In his broadsheet posted for all to read, Lee Camp pins to the board penetrating criticisms of what the politicization of the church – into partisanship – has done to the church and its witness. All this in his manifesto, Scandalous Witness.

Four, yea five, observations today.

First, we must eschew speaking of Christian values as a form of congenial public discourse and avoid decorating our politics with congenial Bible verses.

The Bible is itself a potential weapon of mass destruction, prone to use, abuse, and misuse. The idolatrous and blasphemous use of the Bible in contemporary politics is immensely destructive to Christianity. Hiding behind “the Bible says it:’ those who employ simplistic citations from the Bible in public discourse are often wrong and disingenuous. The notion of Christian values often works in a sinilar fashion: a loss of the overarching Christian narrative leads to a corruption of Christian witness.

Second, empires fall. We need to resurrect images like Babylon. Not of the opposing party and its leaders, which progressives are doing minute by minute in the media and which the Republicans did every day of President Obama’s presidency, but we must learn to see a Babylon with moral depth and discernment.

Historical observation makes plain that all empires fall. Moreover, throughout the biblical text there runs an anti-imperialist strand, pushing against the hubris and conceit of pharaoh, Babylon, Herod, and Rome. All their conceit finally fails them, and the systems of power of which they are both agents and pawns also fall, because no lord or authority or imperial might will stand against the triumph of the reign of God, in which all authority is handed over to the God and Creator of all things.

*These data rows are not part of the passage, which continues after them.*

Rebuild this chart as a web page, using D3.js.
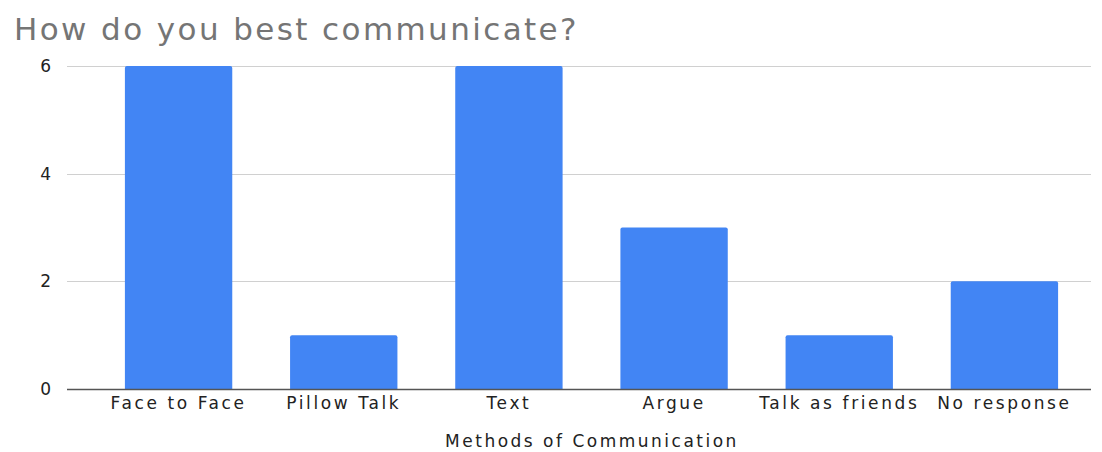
<!DOCTYPE html>
<html>
<head>
<meta charset="utf-8">
<script src="https://cdn.jsdelivr.net/npm/d3@7"></script>
<style>
  html, body { margin: 0; padding: 0; background: #fff; }
  svg { display: block; }
  text { font-family: "Comic Sans MS", "DejaVu Sans", sans-serif; }
</style>
</head>
<body>
<svg id="chart" width="1102" height="452"></svg>
<script>
// Survey answers: how people best communicate
const categories = ["Face to Face", "Pillow Talk", "Text", "Argue", "Talk as friends", "No response"];
const counts = [6, 1, 6, 3, 1, 2];
const yTicks = [0, 2, 4, 6];

const svg = d3.select("#chart");
const fontStack = "'Comic Sans MS', 'DejaVu Sans', sans-serif";

const gridLeft = 67, gridRight = 1091;
const plotTop = 66, plotBottom = 389;

const x = d3.scaleBand()
  .domain(categories)
  .range([96, 1087])
  .paddingInner(0.35)
  .paddingOuter(0.175);

const y = d3.scaleLinear()
  .domain([0, 6])
  .range([plotBottom, plotTop]);

// Title
svg.append("text")
  .attr("x", 14)
  .attr("y", 40)
  .attr("fill", "#757575")
  .attr("font-size", 31)
  .attr("letter-spacing", 2.4)
  .text("How do you best communicate?");

// Horizontal gridlines
svg.append("g")
  .selectAll("line")
  .data(yTicks.filter(d => d !== 0))
  .join("line")
  .attr("x1", gridLeft)
  .attr("x2", gridRight)
  .attr("y1", d => Math.round(y(d)) + 0.5)
  .attr("y2", d => Math.round(y(d)) + 0.5)
  .attr("stroke", "#d0d0d0")
  .attr("stroke-width", 1);

// Y axis labels
const yAxis = d3.axisLeft(y).tickValues(yTicks).tickFormat(d3.format("d")).tickSize(0).tickPadding(0);
const gy = svg.append("g")
  .attr("transform", "translate(51,0)")
  .call(yAxis);
gy.select(".domain").remove();
gy.selectAll("text")
  .attr("font-size", 17)
  .attr("fill", "#222")
  .attr("font-family", fontStack);

// Bars with slightly rounded tops
const r = 2;
svg.append("g")
  .selectAll("path")
  .data(categories.map((c, i) => ({ c, v: counts[i] })))
  .join("path")
  .attr("fill", "#4285F4")
  .attr("d", d => {
    const x0 = x(d.c), x1 = x0 + x.bandwidth();
    const y0 = y(d.v), y1 = y(0);
    return `M${x0},${y1}V${y0 + r}Q${x0},${y0} ${x0 + r},${y0}H${x1 - r}Q${x1},${y0} ${x1},${y0 + r}V${y1}Z`;
  });

// Baseline
svg.append("line")
  .attr("x1", gridLeft)
  .attr("x2", gridRight)
  .attr("y1", y(0) + 0.5)
  .attr("y2", y(0) + 0.5)
  .attr("stroke", "#555")
  .attr("stroke-width", 1.5);

// X axis category labels
const xAxis = d3.axisBottom(x).tickSize(0).tickPadding(0);
const gx = svg.append("g")
  .attr("transform", `translate(0,${y(0) + 6})`)
  .call(xAxis);
gx.select(".domain").remove();
gx.selectAll("text")
  .attr("font-size", 17)
  .attr("letter-spacing", 2.6)
  .attr("fill", "#222")
  .attr("dy", "0.85em")
  .attr("font-family", fontStack);

// X axis title
svg.append("text")
  .attr("x", 592)
  .attr("y", 447)
  .attr("text-anchor", "middle")
  .attr("font-size", 17)
  .attr("letter-spacing", 2.5)
  .attr("fill", "#222")
  .text("Methods of Communication");
</script>
</body>
</html>
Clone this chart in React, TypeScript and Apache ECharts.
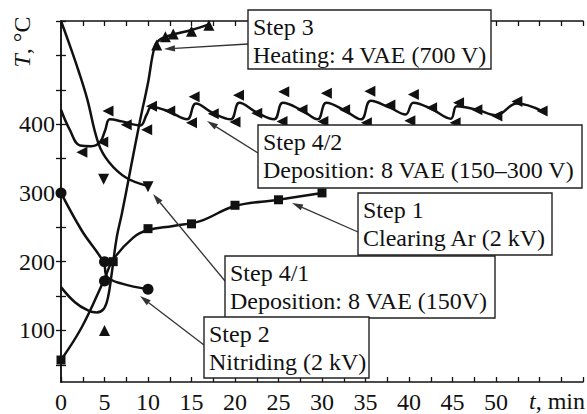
import React, { useEffect, useRef } from "react";
import * as echarts from "echarts";

// ---- data ----
const xLabelValues = [0, 5, 10, 15, 20, 25, 30, 35, 40, 45, 50];
const yLabelValues = [100, 200, 300, 400];
const yTickValues = [50, 100, 150, 200, 250, 300, 350, 400, 450, 500, 550];

// Step 1: Clearing Ar (squares)
const step1Curve = [[0, 57], [2.4, 105], [4.9, 172], [6, 203], [8.3, 235], [10, 246], [12.9, 252], [16, 259], [20, 281], [25, 290], [30, 300]];
const step1Marks = [[0, 57], [6, 200], [10, 248], [15, 255], [20, 282], [25, 290], [30, 300]];

// Step 2: Nitriding (circles)
const step2Curve = [[0, 300], [2.4, 245], [4.9, 199], [5.3, 178], [7, 168], [10, 160]];
const step2Marks = [[0, 300], [5, 200], [5, 172], [10, 160]];

// Step 3: Heating (up triangles)
const step3Curve = [[0, 163], [1.6, 141], [3.1, 129], [4.1, 126], [4.9, 131], [5.4, 148], [5.8, 180], [6.4, 235], [7, 270], [8, 335], [9, 400], [10, 460], [10.8, 514], [11.5, 524], [12.5, 529], [15, 537], [17, 545]];
const step3Marks = [[5, 100], [11, 515], [12, 527], [12.9, 531], [15, 535], [17, 544]];

// Step 4/1: Deposition 150 V (down triangles)
const step41Curve = [[0, 550], [1, 515], [2, 478], [3, 437], [4.3, 372], [5.5, 345], [7.5, 322], [10, 310]];
const step41Marks = [[4.9, 320], [10, 309]];

// Step 4/2: Deposition 150–300 V (left triangles)
const step42Curve = [[0, 421], [1, 392], [2.2, 369], [3.5, 368], [4.5, 374], [5.1, 392], [5.6, 407], [7, 404], [9.1, 398], [9.85, 414], [10.4, 425], [12.3, 419], [14.5, 407], [15.5, 430], [17.5, 416], [19.5, 407], [20.5, 431], [22.5, 417], [24.5, 407], [25.5, 431], [27.7, 420], [29.5, 407], [30.5, 431], [32.6, 420], [34.5, 407], [35.6, 434], [37.8, 424], [39.6, 414], [40.5, 431], [42.6, 422], [44.8, 408], [45.5, 426], [47.8, 421], [50, 413], [52.4, 430], [55.3, 419]];
const step42Marks = [[2.4, 359], [4.8, 374], [5.4, 419], [7.5, 399], [9.85, 392], [10.4, 426], [12.5, 419], [15, 402], [15.3, 440], [17.5, 415], [20, 403], [20.4, 442], [22.5, 416], [25.4, 404], [25.6, 447], [27.7, 421], [30.1, 404], [30.5, 445], [32.6, 421], [35.1, 402], [35.5, 448], [37.8, 428], [40.1, 405], [40.5, 443], [42.6, 424], [45.3, 402], [45.7, 431], [47.8, 421], [50.1, 412], [52.4, 433], [55.3, 419]];

const annotations = [
  { l1: "Step 3", l2: "Heating: 4 VAE (700 V)", box: [248, 10, 243, 59], from: [248, 44], to: [164, 49] },
  { l1: "Step 4/2", l2: "Deposition: 8 VAE (150\u2013300 V)", box: [258, 125, 324, 63], from: [258, 153], to: [207, 121] },
  { l1: "Step 1", l2: "Clearing Ar (2 kV)", box: [358, 193, 194, 62], from: [358, 232], to: [292, 203] },
  { l1: "Step 4/1", l2: "Deposition: 8 VAE (150V)", box: [225, 256, 270, 62], from: [225, 281], to: [153, 194] },
  { l1: "Step 2", l2: "Nitriding (2 kV)", box: [204, 317, 165, 61], from: [204, 345], to: [140, 296] },
];

const FONT = "Liberation Serif, Times New Roman, serif";
const INK = "#111";

function arrow(x1: number, y1: number, x2: number, y2: number): any[] {
  const dx = x2 - x1, dy = y2 - y1;
  const len = Math.sqrt(dx * dx + dy * dy);
  const ux = dx / len, uy = dy / len;
  const hl = 11, hw = 3.2;
  const bx = x2 - ux * hl, by = y2 - uy * hl;
  return [
    { type: "line", shape: { x1, y1, x2: bx, y2: by }, style: { stroke: "#333", lineWidth: 1.3 }, z: 50 },
    {
      type: "polygon",
      shape: { points: [[x2, y2], [bx - uy * hw, by + ux * hw], [bx + uy * hw, by - ux * hw]] },
      style: { fill: "#333" },
      z: 50,
    },
  ];
}

export default function App() {
  const ref = useRef<HTMLDivElement>(null);
  useEffect(() => {
    if (!ref.current) return;
    const chart = echarts.init(ref.current, null, { renderer: "svg" });

    const lineSeries = (data: number[][], smooth: number) => ({
      type: "line",
      data,
      smooth,
      showSymbol: false,
      lineStyle: { color: INK, width: 2.5 },
      xAxisIndex: 0,
      yAxisIndex: 0,
      z: 3,
      silent: true,
    });
    const markSeries = (data: number[][], symbol: string, size: number, rotate = 0) => ({
      type: "scatter",
      data,
      symbol,
      symbolSize: size,
      symbolRotate: rotate,
      itemStyle: { color: INK, opacity: 1 },
      xAxisIndex: 0,
      yAxisIndex: 0,
      z: 4,
      silent: true,
    });

    const txt = (x: number, y: number, text: string, align = "left", rotation = 0) => ({
      type: "text",
      x,
      y,
      rotation,
      style: {
        text,
        rich: { i: { fontStyle: "italic", fontFamily: FONT, fontSize: 24, fill: INK } },
        fontFamily: FONT,
        fontSize: 24,
        fill: INK,
        align,
        verticalAlign: "middle",
      },
      z: 61,
    });

    const graphics: any[] = [];
    annotations.forEach((a) => {
      graphics.push(...arrow(a.from[0], a.from[1], a.to[0], a.to[1]));
      const [bx, by, bw, bh] = a.box;
      graphics.push({
        type: "rect",
        shape: { x: bx, y: by, width: bw, height: bh },
        style: { fill: "#fff", stroke: "#222", lineWidth: 1.4 },
        z: 60,
      });
      graphics.push(txt(bx + 5, by + 17, a.l1));
      graphics.push(txt(bx + 5, by + 45, a.l2));
    });
    graphics.push(txt(22, 42, "{i|T}, \u00b0C", "center", Math.PI / 2));
    graphics.push(txt(585, 401, "{i|t}, min", "right"));

    const axisLine = { show: true, lineStyle: { color: INK, width: 1.5 } };
    const tick = { show: true, inside: true, length: 5, lineStyle: { color: INK, width: 1.3 } };
    const minor = { show: true, splitNumber: 2, length: 5, lineStyle: { color: INK, width: 1.3 } };

    chart.setOption({
      animation: false,
      backgroundColor: "#fff",
      grid: { left: 61, right: 4, top: 21, bottom: 32, containLabel: false },
      xAxis: [
        {
          type: "value",
          min: 0,
          max: 60,
          interval: 5,
          position: "bottom",
          axisLine,
          axisTick: tick,
          minorTick: minor,
          splitLine: { show: false },
          axisLabel: {
            show: true,
            margin: 8,
            fontFamily: FONT,
            fontSize: 24,
            color: INK,
            formatter: (v: number) => (xLabelValues.indexOf(v) >= 0 ? String(v) : ""),
          },
        },
        {
          type: "value",
          min: 0,
          max: 60,
          interval: 5,
          position: "top",
          axisLine,
          axisTick: tick,
          minorTick: minor,
          splitLine: { show: false },
          axisLabel: { show: false },
        },
      ],
      yAxis: [
        {
          type: "value",
          min: 25,
          max: 550,
          position: "left",
          axisLine,
          axisTick: { ...tick, customValues: yTickValues },
          splitLine: { show: false },
          axisLabel: {
            show: true,
            margin: 6,
            fontFamily: FONT,
            fontSize: 24,
            color: INK,
            customValues: yLabelValues,
          },
        },
        {
          type: "value",
          min: 25,
          max: 550,
          position: "right",
          axisLine,
          axisTick: { ...tick, customValues: yTickValues },
          splitLine: { show: false },
          axisLabel: { show: false, customValues: yLabelValues },
        },
      ],
      series: [
        lineSeries(step1Curve, 0.4),
        markSeries(step1Marks, "rect", 9),
        lineSeries(step2Curve, 0.4),
        markSeries(step2Marks, "circle", 11),
        lineSeries(step3Curve, 0.4),
        markSeries(step3Marks, "triangle", 11),
        lineSeries(step41Curve, 0.4),
        markSeries(step41Marks, "triangle", 11, 180),
        lineSeries(step42Curve, 0.4),
        markSeries(step42Marks, "triangle", 11, 90),
      ],
      graphic: graphics,
    });
    return () => chart.dispose();
  }, []);
  return <div ref={ref} style={{ position: "fixed", left: 0, top: 0, width: 587, height: 414 }} />;
}
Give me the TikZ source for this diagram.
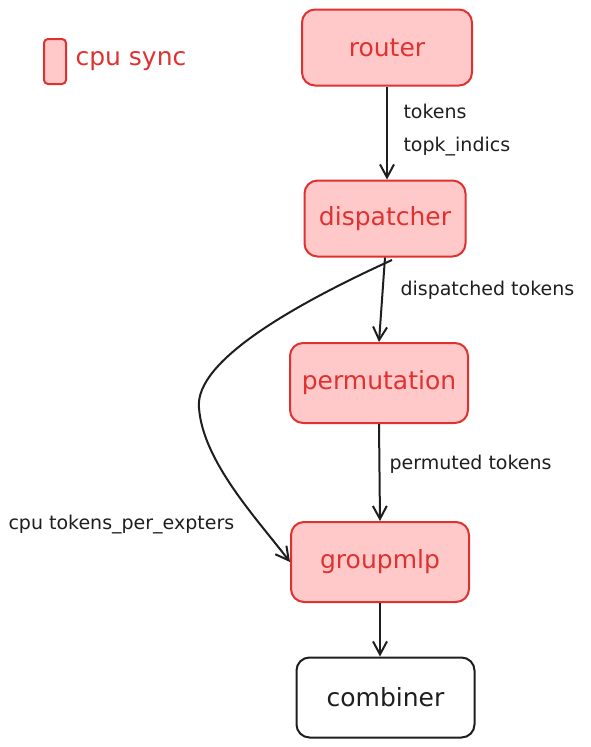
\documentclass[tikz,border=0pt]{standalone}
\usepackage{fontspec}
\setmainfont{DejaVu Sans}
\usetikzlibrary{arrows.meta}
\definecolor{syncred}{HTML}{E03131}
\definecolor{syncfill}{HTML}{FFC9C9}
\definecolor{inkdark}{HTML}{1E1E1E}

\begin{document}
\begin{tikzpicture}[x=1pt,y=-1pt,
  stagebox/.style={draw=syncred,fill=syncfill,line width=2pt,rounded corners=13pt,
    minimum width=170pt,minimum height=76pt,text=syncred,font=\fontsize{25}{30}\selectfont},
  plainbox/.style={draw=inkdark,fill=white,line width=2pt,rounded corners=13pt,
    minimum width=178pt,minimum height=80pt,text=inkdark,font=\fontsize{25}{30}\selectfont},
  flow/.style={draw=inkdark,line width=2pt,-{Straight Barb[length=13pt,width=14pt,line width=2pt]}},
  flowlabel/.style={anchor=west,text=inkdark,font=\fontsize{19}{23}\selectfont}]
  \useasboundingbox (0,0) rectangle (591,747);
  % legend
  \node[draw=syncred,fill=syncfill,line width=2pt,rounded corners=4pt,
    minimum width=22pt,minimum height=45pt] (legendbox) at (55,61.5) {};
  \node[anchor=west,text=syncred,font=\fontsize{25}{30}\selectfont] (legendtext) at (72,61) {cpu sync};
  % stages
  \node[stagebox] (router) at (387,47.5) {router};
  \node[stagebox,minimum width=161pt] (dispatcher) at (385,218.5) {dispatcher};
  \node[stagebox,minimum width=178pt,minimum height=80pt] (permutation) at (379,383) {permutation};
  \node[stagebox,minimum width=178pt,minimum height=80pt] (groupmlp) at (380,562) {groupmlp};
  \node[plainbox] (combiner) at (385.5,697.5) {combiner};
  % connectors
  \draw[flow] (router.south) -- (router.south |- dispatcher.north);
  \draw[flow] (dispatcher.south) -- (permutation.north);
  \draw[flow] (permutation.south) -- (groupmlp.north);
  \draw[flow] (groupmlp.south) -- (groupmlp.south |- combiner.north);
  \coordinate (bendstart) at (392,260);
  \coordinate (bendmid) at (199,408);
  \draw[flow] (bendstart) .. controls (300,302) and (194,360) .. (bendmid)
    .. controls (203,462) and (258,520) .. (groupmlp.west);
  % labels
  \node[flowlabel] (ltokens) at (400,111) {tokens};
  \node[flowlabel] (ltopk) at (400,147) {topk\_indics};
  \node[flowlabel] (ldispatched) at (397,290) {dispatched tokens};
  \node[flowlabel] (lpermuted) at (386,464) {permuted tokens};
  \node[flowlabel] (lcpu) at (5,525) {cpu tokens\_per\_expters};
\end{tikzpicture}
\end{document}
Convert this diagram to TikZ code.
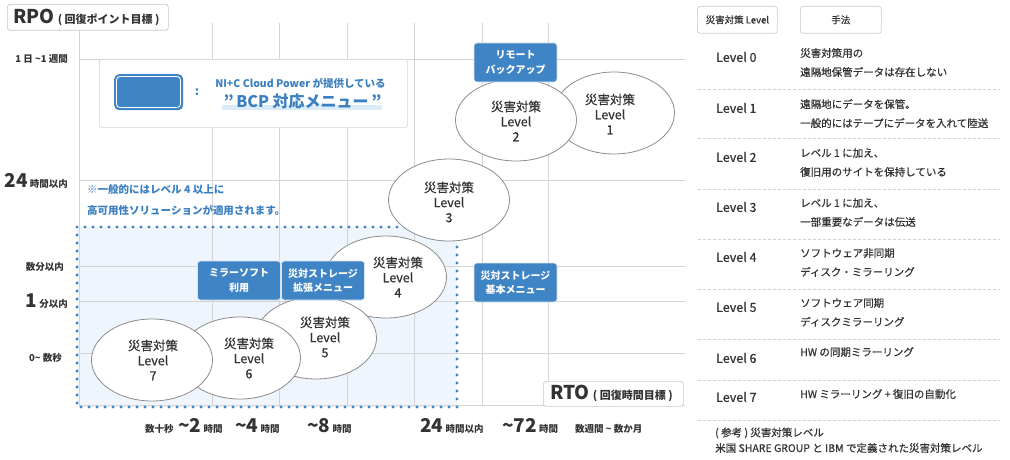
\documentclass[tikz,border=0pt]{standalone}
\usepackage{fontspec}
\setmainfont{Noto Sans CJK JP}[UprightFeatures={FakeBold=0.6}]
\usetikzlibrary{shapes.geometric}
\definecolor{ink}{HTML}{333333}
\definecolor{bluebox}{HTML}{3F84C5}
\definecolor{txtblue}{HTML}{3A7FC1}
\definecolor{zonefill}{HTML}{EEF5FC}
\definecolor{gridc}{HTML}{D4D4D4}
\definecolor{ellc}{HTML}{8C8C8C}
\definecolor{boxgray}{HTML}{C8C8C8}
\definecolor{sepc}{HTML}{CFCFCF}
\definecolor{hilite}{HTML}{DCEBF8}
\newcommand\fsz[2]{\fontsize{#1}{#2}\selectfont}
\begin{document}
\begin{tikzpicture}[x=1pt,y=-1pt,
  every node/.style={inner sep=0pt, text=ink},
  gridline/.style={draw=gridc, line width=0.8pt},
  lvl/.style={ellipse, draw=ellc, fill=white, line width=0.8pt, minimum width=121pt, minimum height=82pt},
  lvltext/.style={align=center, font=\fsz{12.5}{15}},
  bluebtn/.style={draw=white!80!bluebox, line width=0.6pt, fill=bluebox, rounded corners=3pt, minimum width=83pt, minimum height=39pt, align=center, text=white, font=\bfseries\fsz{10}{14.5}},
  hdrbox/.style={draw=boxgray, fill=white, rounded corners=3pt, line width=0.7pt},
  ylab/.style={anchor=east, font=\bfseries\fsz{9.5}{11}},
  xlab/.style={anchor=base west, font=\bfseries\fsz{9.5}{11}},
  lvlname/.style={anchor=west, font=\fsz{12.5}{14}},
  desc/.style={anchor=north west, align=left, font=\fsz{10.5}{19}},
  sep/.style={draw=sepc, line width=0.6pt, dash pattern=on 2.5pt off 2.5pt},
  note/.style={anchor=west, text=txtblue, font=\bfseries\fsz{10.5}{12}}
]
\useasboundingbox (0,0) rectangle (1010,460);

% zone fill
\fill[zonefill] (77,227) rectangle (457,407);

% grid
\foreach \x in {212,279,347,414,482,548} \draw[gridline] (\x,23) -- (\x,405);
\foreach \y in {59,180,266,301,353} \draw[gridline] (79,\y) -- (685,\y);
\draw[draw=gridc, line width=1pt] (79,30) -- (79,405) -- (685,405);

% dotted zone border
\draw[bluebox, line width=3.3pt, line cap=round, dash pattern=on 0pt off 8pt] (77,227) rectangle (457,407);

% RPO label
\node[hdrbox, anchor=north west, minimum width=161pt, minimum height=26pt] (rpobox) at (7,4) {};
\node[anchor=west] (rpo) at (13,17) {\bfseries\fsz{19}{20}RPO\,\fsz{11}{12}( 回復ポイント目標 )};

% RTO label
\node[hdrbox, anchor=north west, minimum width=140pt, minimum height=25pt] (rtobox) at (543,381) {};
\node[anchor=west] (rto) at (550,393.5) {\bfseries\fsz{19}{20}RTO\,\fsz{11}{12}( 回復時間目標 )};

% Y axis labels
\node[ylab] (y1) at (68,59) {1 日 \textasciitilde 1 週間};
\node[ylab] (y2) at (68,181) {{\fsz{19}{20}24} 時間以内};
\node[ylab] (y3) at (64,267) {数分以内};
\node[ylab] (y4) at (68,301) {{\fsz{19}{20}1} 分以内};
\node[ylab] (y5) at (62,358) {0\textasciitilde\ 数秒};

% X axis labels
\node[xlab] (x1) at (145,432) {数十秒};
\node[xlab] (x2) at (178,432) {{\fsz{19}{20}\textasciitilde 2} 時間};
\node[xlab] (x3) at (235,432) {{\fsz{19}{20}\textasciitilde 4} 時間};
\node[xlab] (x4) at (307,432) {{\fsz{19}{20}\textasciitilde 8} 時間};
\node[xlab] (x5) at (420,432) {{\fsz{19}{20}24} 時間以内};
\node[xlab] (x6) at (502,432) {{\fsz{19}{20}\textasciitilde 72} 時間};
\node[xlab] (x7) at (575,432) {数週間 \textasciitilde\ 数か月};

% BCP legend
\node[hdrbox, draw=gridc, rounded corners=2pt, anchor=north west, minimum width=308pt, minimum height=68pt] (bcp) at (99,59) {};
\node[fill=bluebox, rounded corners=5pt, anchor=north west, minimum width=69pt, minimum height=36pt] (legblue) at (114,74) {};
\draw[white, line width=0.8pt, rounded corners=3.5pt] (116.5,76.5) rectangle (180.5,107.5);
\node[text=txtblue, font=\bfseries\fsz{12}{12}] (colon) at (197,92) {:};
\fill[hilite] (222,105) rectangle (382,110);
\node[text=txtblue, font=\bfseries\fsz{10.5}{12}] (bcpl1) at (300.5,83) {NI+C Cloud Power が提供している};
\node[text=txtblue, font=\bfseries\fsz{16}{18}] (bcpl2) at (302.5,101) {”\,BCP 対応メニュー\,”};

% note
\node[note] (n1) at (87,190) {※一般的にはレベル 4 以上に};
\node[note] (n2) at (87,210) {高可用性ソリューションが適用されます。};

% ellipses
\node[lvl] (e1) at (614,113) {};
\node[lvltext] (t1) at (610,114) {災害対策\\Level\\1};
\node[lvl] (e2) at (516,120) {};
\node[lvltext] (t2) at (516,121) {災害対策\\Level\\2};
\node[lvl] (e3) at (449,200) {};
\node[lvltext] (t3) at (449,202) {災害対策\\Level\\3};
\node[lvl] (e4) at (386,277) {};
\node[lvltext] (t4) at (398,277) {災害対策\\Level\\4};
\node[lvl] (e5) at (316,338) {};
\node[lvltext] (t5) at (325,337) {災害対策\\Level\\5};
\node[lvl] (e6) at (240,358) {};
\node[lvltext] (t6) at (249,358) {災害対策\\Level\\6};
\node[lvl] (e7) at (152,360) {};
\node[lvltext] (t7) at (153,360) {災害対策\\Level\\7};

% blue buttons
\node[bluebtn] (remote) at (515.5,62.5) {リモート\\バックアップ};
\node[bluebtn] (mirror) at (239,280.5) {ミラーソフト\\利用};
\node[bluebtn] (ext) at (323,280.5) {災対ストレージ\\拡張メニュー};
\node[bluebtn] (basic) at (515.5,282.5) {災対ストレージ\\基本メニュー};

% right table header
\node[hdrbox, anchor=north west, minimum width=80pt, minimum height=27pt, font=\fsz{9.5}{11}] (h1) at (697,6) {災害対策 Level};
\node[hdrbox, anchor=north west, minimum width=81pt, minimum height=27pt, font=\fsz{9.5}{11}] (h2) at (800,6) {手法};

% rows
\node[lvlname] (l0) at (716,57) {Level 0};
\node[desc] (d0) at (800,48) {災害対策用の\\遠隔地保管データは存在しない};
\draw[sep] (698,89) -- (1000,89);
\node[lvlname] (l1) at (716,108) {Level 1};
\node[desc] (d1) at (800,99) {遠隔地にデータを保管。\\一般的にはテープにデータを入れて陸送};
\draw[sep] (698,138) -- (1000,138);
\node[lvlname] (l2) at (716,157) {Level 2};
\node[desc] (d2) at (800,148) {レベル 1 に加え、\\復旧用のサイトを保持している};
\draw[sep] (698,189) -- (1000,189);
\node[lvlname] (l3) at (716,207) {Level 3};
\node[desc] (d3) at (800,198) {レベル 1 に加え、\\一部重要なデータは伝送};
\draw[sep] (698,239) -- (1000,239);
\node[lvlname] (l4) at (716,257) {Level 4};
\node[desc] (d4) at (800,248) {ソフトウェア非同期\\ディスク・ミラーリング};
\draw[sep] (698,289) -- (1000,289);
\node[lvlname] (l5) at (716,307) {Level 5};
\node[desc] (d5) at (800,298) {ソフトウェア同期\\ディスクミラーリング};
\draw[sep] (698,339) -- (1000,339);
\node[lvlname] (l6) at (716,358) {Level 6};
\node[desc] (d6) at (800,347) {HW の同期ミラーリング};
\draw[sep] (698,380) -- (1000,380);
\node[lvlname] (l7) at (716,397) {Level 7};
\node[desc] (d7) at (800,389) {HW ミラーリング + 復旧の自動化};
\draw[sep] (698,420) -- (1000,420);

% footnote
\node[anchor=west, font=\fsz{10.5}{12}] (f1) at (715,433) {( 参考 ) 災害対策レベル};
\node[anchor=west, font=\fsz{10.5}{12}] (f2) at (715,448) {米国 SHARE GROUP と IBM で定義された災害対策レベル};
\end{tikzpicture}
\end{document}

And to make such an observation is not a mere instance of Schadenfreude, an adolescent celebration at the misfortune of others. To take seriously the manner in which empires fall allows would-be Christians to configure the correct target for their labors: that the brilliance of our young need not be sacrificed to the strife of partisanship or to the military-industrial-congressional complex or to the dominance of global capitalism. To make such historical observations provides a more fruitful, nimble, and constructive ground from which to contribute to the good of the world.

Image: Cover photo

Third, our hostility toward one another deserves to be seen for what it is.

If this is true, then the hostile and belligerent partisanship among American Christians might be compared to a fistfight over table manners on the sinking Titanic.

Fourth, realism needs a downgrade to the Christian vision.

Political realism insists that we must take things as they are and not as we may wish them to be and then work with those “facts on the ground.” Such realism typically insists that competing interests of power must be balanced with other competing interests of power. In the history of Christian ethics, some Christian form of political realism has often insisted, therefore, that the nonviolence of Jesus is unrealistic if we are to make a difference or be relevant in the world.

We must both accept and reject the claims of the political realists. In fact, the Bible does exhibit a remarkable political realism and asserts that the powers that be have a significant sociopolitical role. And yet the New Testament simultaneously asserts that the church is called to a higher standard in its politic, namely, the way of Christ.

But this dualism does not mean that the church has nothing say or that the church has nothing to contribute to the powers that be

And fifth, our faith is political to the core.

We will no longer say “Christianity is not political.” When we say “Christianity is not political” we are only demonstrating that we are disciples of modern liberalism instead of disciples of Jesus. It is liberalism that has construed the world this way: (a) religion is a privately held set of beliefs pertaining to God or the afterlife or some such, and religion must be protected as an individual right so long as religion stays out of the realm of the public. (b) Christianity is a religion. Therefore, Christianity is a private matter and is not, must not be, political.

But if religion is defined as liberalism would have it, then Christianity cannot possibly be a religion. The primary task of the Christian community is not to be a so-called religious gathering concerned with souls floating off into the afterlife, nor is it to be a sort of spiritualized yoga class helping individuals find existential peace with themselves. The primary task of the church is to embody and bear witness to the end of history, an all-compassing reality that has already broken into the world. The primary task of the church is to be an alternative politic. Jesus was clearly a political figure, calling his followers to a particular politic. His politic was a public claim and a public matter.